A post about another enjoyable and interesting poetry workshop devised and delivered by Carrie Etter, made possible by Hilda Sheehan and Bluegate Poets, at The Richard Jeffries Musuem, near Swindon.
In The Page as Open Field we read and discussed six poems which use the page in a non-linear, unconventional way, with text not necessarily starting at the top left-hand side of the paper and not always running from left to right and from the top to bottom of the page. For instance, we looked at the poem pictured below, by Anna Rabinowitz, (seemingly untitled, although text in the centre of the page was emboldened, so this could be considered the title) taken from her collection The Wanton Sublime (a book about the mythologies of the Virgin Mary).
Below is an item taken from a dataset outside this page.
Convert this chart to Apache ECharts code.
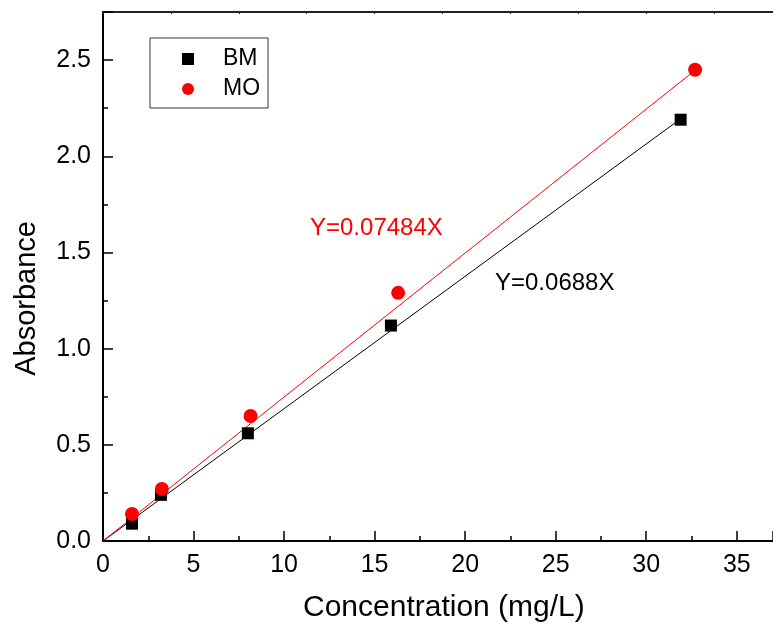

The text, arranged on the page this way, suggested the shape of an angel (this particular poem was about the Annunciation, when the Angel Gabriel appears to Mary).
We also read Three Geese by Susan Stewart, the text of which replicates the shapes made by geese flying in formation then coming in to land on water, and Patched by Mark Dickinson which (among other things) makes closely observed details about clouds in small fragments of text, all in italics, dotted over the page as clouds are in the sky.
Another poem we looked at was Wordoku (pictured below) by Ira Lightman, with its text printed inside a sudoku grid
and we also read Hurts Me Too by John Burnside and Divination by Catherine Hales.
A lively and interesting discussion followed the readings. Some of us enjoyed the playfulness of, for instance, Wordoku and liked the way it suggested an alternative way of engaging with rules and what rules mean; we felt stimulated, excited, confused, intrigued in varying measures. Some people liked the playfulness but didn’t feel satisfied – they weren’t sure if engaging in playfulness was enough for them, or was what they wanted from poetry. Some felt the poems were more about form than content. Some felt irritated by the unconventional layout. We discussed which subjects lent themselves to, for instance, a shape poem, and we agreed that it seemed appropriate that Three Geese and Patched mimicked the shapes found in nature, and the subject matter of the poems.
With this in mind,the next part of the workshop was to venture outside, with our notebooks, into the gardens of the Museum to make detailed observations about our surroundings. The gardens are very pretty – the snowdrops are out, the daffodils just beginning, the shrubs and trees just about to bud – but the M4 motorway isn’t far away and although the bird calls were insistent and crystal clear, the over-riding soundtrack was of the relentless cars. They certainly featured in my observational details!
When we came back inside, Carrie gave us each a blank sheet like this:
so that we could begin to transpose the notes we’d made outside into a poem, using the page as an open field. Carrie asked that we start somewhere other than the top left hand corner. This threw several of us and I began to feel quite outside my comfort zone – a good thing! Starting half way down the page, somewhere towards the right, made me write a different opening line to the one I thought I’d write. I wrote in a completely different way to the way I usually write and I think that, regardless of whether I want to write this way, I would use this “grid method” as a way into drafting a poem. A great workshop exercise, I think.
One of the loveliest things about The Page as Open Field was that the woman next to said that she’d written a poem all across the page when she was a young child at school and she’d been told that she wasn’t allowed to do this! She felt liberated to create and play in this way and her happiness was wonderfully contagious!
Thanks Carrie, Hilda and Bluegate Poets for a super day in lovely Swindon.